Aujourd’hui, l’exercice fasciste de la violence raciale s’inscrit dans un autre contexte impérial, marqué par le capitalisme globalisé – ainsi que la faiblesse d’un mouvement prolétarien organisé. Ses sources se trouvent donc davantage dans la répression policière (dont les moyens techniques se sont grandement accrus lors du dernier siècle), la violence aux frontières et l’incarcération de masse.
Hier comme aujourd’hui, la violence fasciste ne se caractérise donc pas par un changement de nature, mais plutôt par un changement d’échelle et une institutionnalisation d’autant plus importante de formes de violence étatique pré-existantes.
Fascisme mondial ou fascisation du monde?
La crise de l’hégémonie impériale des puissances occidentales nourrit ainsi la montée de mouvements fascisants, voire fascistes, au sein de leurs régimes libéraux. Par-delà les spécificités nationales, cette dynamique peut apparaître comme un véritable rouleau compresseur. Au sein d’une partie de la gauche, le spectre d’un «fascisme mondial» entretient ainsi des inquiétudes légitimes, mais trompeuses sur la véritable nature de l’ennemi auquel nous faisons face. Cette formule laisse effectivement penser qu’un régime transnational serait en train de se constituer à l’échelle de la planète, par la collaboration des extrêmes droites au-delà des frontières nationales au sein desquelles elles opèrent traditionnellement.

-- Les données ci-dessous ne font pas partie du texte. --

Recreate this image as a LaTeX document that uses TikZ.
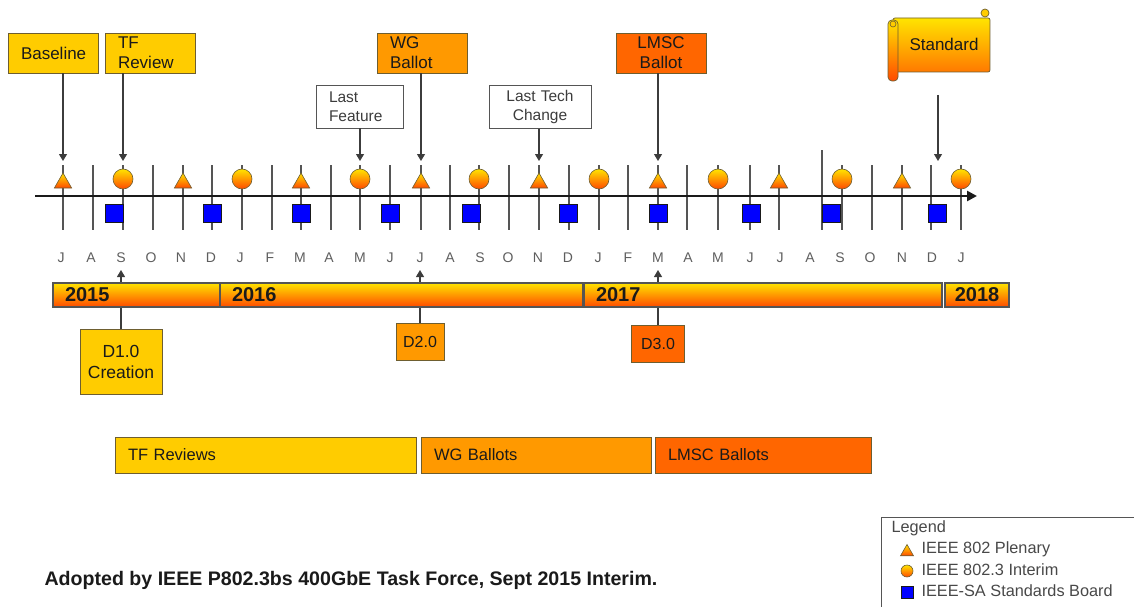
\documentclass[tikz,border=0pt]{standalone}
\usepackage{fontspec}
\setmainfont{Liberation Sans}
\usetikzlibrary{arrows.meta,calc,positioning,shapes.geometric}
\definecolor{SchedGold}{HTML}{FFCC00}
\definecolor{SchedOrange}{HTML}{FF9900}
\definecolor{SchedRust}{HTML}{FF6600}
\definecolor{SchedYellow}{HTML}{FFE400}
\definecolor{SchedRed}{HTML}{FF4A00}
\definecolor{SchedBlue}{HTML}{0000FF}
\definecolor{SchedInk}{HTML}{1A1A1A}
\definecolor{SchedRule}{HTML}{555555}
\definecolor{SchedMuted}{HTML}{5E5E5E}
\definecolor{SchedEdge}{HTML}{6E5E30}
\tikzset{
  sched/box/.style={
    draw=SchedEdge, line width=.8pt, inner xsep=13pt, inner ysep=2pt,
    text=SchedInk, font=\fontsize{17}{20}\selectfont
  },
  sched/gold/.style={sched/box, fill=SchedGold},
  sched/orange/.style={sched/box, fill=SchedOrange},
  sched/rust/.style={sched/box, fill=SchedRust},
  sched/top/.style={minimum width=90pt, minimum height=40pt, text width=64pt},
  sched/note/.style={
    draw=SchedRule, fill=white, line width=.8pt, inner xsep=13pt,
    minimum height=43pt, text=SchedInk!85, font=\fontsize{15.5}{19}\selectfont
  },
  sched/glow/.style={
    top color=SchedYellow, middle color=SchedOrange!85!SchedYellow,
    bottom color=SchedRed
  },
  sched/plenary/.style={
    regular polygon, regular polygon sides=3, minimum size=20pt,
    inner sep=0pt, draw=SchedEdge, line width=.6pt, sched/glow
  },
  sched/interim/.style={
    circle, minimum size=20pt, inner sep=0pt, draw=SchedEdge,
    line width=.6pt, sched/glow
  },
  sched/board/.style={
    rectangle, minimum size=18pt, inner sep=0pt, draw=SchedInk,
    line width=.6pt, fill=SchedBlue
  },
  sched/year/.style={
    draw=SchedRule, line width=1.2pt, sched/glow, minimum height=24pt,
    inner ysep=0pt, inner xsep=12pt, align=left, text=SchedInk,
    font=\fontsize{20}{20}\selectfont\bfseries
  },
  sched/arrow/.style={
    -{Triangle[width=8pt,length=7pt]}, line width=1.1pt, draw=SchedInk!85
  },
  sched/tick/.style={draw=SchedRule, line width=1.3pt},
  sched/axis/.style={-{Triangle[width=10pt,length=10pt]}, line width=2.6pt, draw=SchedInk},
  sched/month/.style={font=\fontsize{14}{14}\selectfont, text=SchedMuted},
  sched/phase/.style={
    sched/box, minimum height=36pt, align=left,
    font=\fontsize{16.5}{19}\selectfont
  },
  sched/key/.style={font=\fontsize{16.3}{18}\selectfont, text=SchedInk!80, anchor=west}
}

\begin{document}
\begin{tikzpicture}[x=1pt,y=-1pt]
  \useasboundingbox (0,0) rectangle (1134,607);
  % month grid and time axis
  \foreach \x in {63,93,123,153,183,212,242,272,301,331,360,390,421,450,479,
      509,539,569,599,628,658,687,718,750,779,842,872,902,931,961}
    \draw[sched/tick] (\x,165) -- (\x,230);
  \draw[sched/tick] (822,150) -- (822,230);
  \coordinate (axisstart) at (35,196);
  \coordinate (axisend) at (977,196);
  \draw[sched/axis] (axisstart) -- (axisend);
  \foreach \x/\m in {61/J,91/A,121/S,151/O,181/N,211/D,240/J,270/F,300/M,329/A,
      360/M,390/J,420/J,450/A,480/S,508/O,538/N,568/D,598/J,628/F,658/M,
      688/A,718/M,750/J,780/J,810/A,840/S,870/O,902/N,932/D,961/J}
    \node[sched/month] (mon\x) at (\x,258) {\m};
  % meetings
  \foreach \i/\x in {0/63,4/183,8/301,12/421,16/539,20/658,24/779,28/902}
    \node[sched/plenary] (m\i) at (\x,183) {};
  \foreach \i/\x in {2/123,6/242,10/360,14/479,18/599,22/718,26/842,30/961}
    \node[sched/interim] (m\i) at (\x,179) {};
  \foreach \x [count=\k] in {114,212,301,390,471,568,658,751,831,937}
    \node[sched/board] (b\k) at (\x,213) {};
  % milestones above the axis
  \node[sched/gold,sched/top,align=center] (baseline) at (53,53) {Baseline};
  \node[sched/gold,sched/top,align=left] (tfreview) at (150,53) {TF\\Review};
  \node[sched/orange,sched/top,align=left] (wgballot) at (422,53) {WG\\Ballot};
  \node[sched/rust,sched/top,align=center] (lmscballot) at (661,53) {LMSC\\Ballot};
  \node[sched/note,minimum width=87pt,text width=61pt,align=left] (lastfeature)
    at (359.5,106.5) {Last\\Feature};
  \node[sched/note,minimum width=102pt,text width=76pt,align=center] (lasttech)
    at (540,107) {Last Tech\\Change};
  \coordinate (tipline) at (0,161);
  \foreach \src/\dst in {baseline/m0,tfreview/m2,lastfeature/m10,wgballot/m12,
      lasttech/m16,lmscballot/m20}
    \draw[sched/arrow] (\src.south -| \dst) -- (tipline -| \dst);
  % standard scroll
  \draw[draw=SchedEdge, line width=.7pt, rounded corners=2pt,
    top color=SchedYellow, bottom color=SchedOrange!60!SchedRed]
    (893,18) rectangle (990,72);
  \draw[draw=SchedEdge, line width=.7pt, fill=SchedGold] (985,13) circle (4);
  \draw[draw=SchedEdge, line width=.7pt, rounded corners=4pt,
    top color=SchedYellow, bottom color=SchedRed] (888,20) rectangle (898,81);
  \draw[draw=SchedEdge, line width=.6pt, fill=SchedGold] (893,24) circle (3);
  \node[font=\fontsize{17}{17}\selectfont, text=SchedInk] (standard) at (944,44) {Standard};
  \coordinate (stdtail) at (938,95);
  \draw[sched/arrow] (stdtail) -- (stdtail |- tipline);
  % drafts below the year bar
  \node[sched/gold,minimum width=82pt,minimum height=65pt,text width=72pt,
    inner xsep=5pt,align=center,font=\fontsize{17.5}{21}\selectfont]
    (dcreate) at (121,361.5) {D1.0\\Creation};
  \node[sched/orange,minimum width=48pt,minimum height=37pt,inner xsep=4pt,
    font=\fontsize{16}{19}\selectfont] (dtwo) at (420,342) {D2.0};
  \node[sched/rust,minimum width=53pt,minimum height=37pt,inner xsep=4pt,
    font=\fontsize{16}{19}\selectfont] (dthree) at (658,344) {D3.0};
  \coordinate (upline) at (0,270);
  \foreach \d in {dcreate,dtwo,dthree}
    \draw[sched/arrow] (\d.north) -- (\d.north |- upline);
  % year bar
  \node[sched/year,minimum width=167pt,text width=143pt] (y2015) at (136.5,295) {2015};
  \node[sched/year,minimum width=363pt,text width=339pt] (y2016) at (401.5,295) {2016};
  \node[sched/year,minimum width=358pt,text width=334pt] (y2017) at (763,295) {2017};
  \node[sched/year,minimum width=64pt,text width=64pt,inner xsep=0pt,align=center]
    (y2018) at (977,295) {2018};
  % review and ballot phases
  \node[sched/phase,fill=SchedGold,minimum width=301pt,text width=275pt]
    (tfphase) at (265.5,455) {TF Reviews};
  \node[sched/phase,fill=SchedOrange,minimum width=230pt,text width=204pt]
    (wgphase) at (536,455) {WG Ballots};
  \node[sched/phase,fill=SchedRust,minimum width=216pt,text width=190pt,inner xsep=11pt]
    (lmscphase) at (763,455) {LMSC Ballots};
  % legend
  \draw[draw=SchedRule, line width=1pt] (881,517) rectangle (1140,612);
  \node[sched/key] (legend) at (888,528) {Legend};
  \node[sched/plenary,minimum size=15pt] (keytri) at (907,552) {};
  \node[sched/interim,minimum size=12pt] (keycirc) at (907,571) {};
  \node[sched/board,minimum size=12pt] (keysq) at (907,592) {};
  \node[sched/key] at (918,549) {IEEE 802 Plenary};
  \node[sched/key] at (918,570) {IEEE 802.3 Interim};
  \node[sched/key] at (918,591) {IEEE-SA Standards Board};
  % footnote
  \node[anchor=west,font=\fontsize{19.6}{20}\selectfont\bfseries,text=SchedInk]
    (adopted) at (41,580) {Adopted by IEEE P802.3bs 400GbE Task Force, Sept 2015 Interim.};
\end{tikzpicture}
\end{document}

Malgré certaines apparences, aucun «fascisme mondial» ne se profile. L’identification courante d’une «internationale fasciste» participe notamment de la confusion. Un certain nombre de dirigeant·es d’extrême droite, ayant ou non accédé au pouvoir, semblent effectivement se soutenir dans la conquête du pouvoir – comme en témoigne par exemple l’implication d’Elon Musk dans les récentes élections fédérales allemandes. Toutefois, cette collaboration n’a rien de définitif: les gouvernements fascisés, voire fascistes, gardent la défense des intérêts suprêmes de la nation comme raison d’être.
Porter le regard sur la politique impériale des gouvernements fascisés permet d’y voir un peu plus clair. Dès son retour au pouvoir, Donald Trump a radicalement réorienté l’impérialisme étasunien en revenant à une forme particulièrement stricte d’unilatéralisme. Le retrait des États-Unis d’un certain nombre de cadres internationaux de collaboration se fait effectivement au nom du slogan America first qui témoigne de la primauté des intérêts étasuniens sur tout autre rationalité politique. La prise du pouvoir par l’extrême-droite au sein d’États européens apparaît alors comme une donnée relativement secondaire, qui n’infléchira pas la vassalisation du Vieux continent que visent Donald Trump et son gouvernement. Leurs revirements sur la question des taxes douanières participent de la même stratégie impérialiste visant à raffermir la puissance des capitaux américains dans l’économie mondiale, dans une guerre commerciale contre la Chine. Le piétinement de l’Ukraine doit également être lu à cet aune: le sort du peuple ukrainien n’est que secondaire pour le pouvoir étasunien, qui privilégie la négociation avec le Kremlin pour tirer profit de l’agression russe. Ces exemples sont des facettes d’un seul et même unilatéralisme aux accents fascistes.
Le risque auquel nous faisons face aujourd’hui n’est pas celui d’un «fascisme mondial» mais plutôt celui d’une fascisation du monde: les extrêmes droites fascisantes se soutiennent dans la conquête du pouvoir, mais leurs affinités idéologiques ne les conduiront pas nécessairement à collaborer dans une seule et même direction politique. Sans surprise, leur attelage apparaît donc profondément instable, sclérosé par la concurrence capitaliste-impériale dont mouvements et régimes fascistes sont le produit.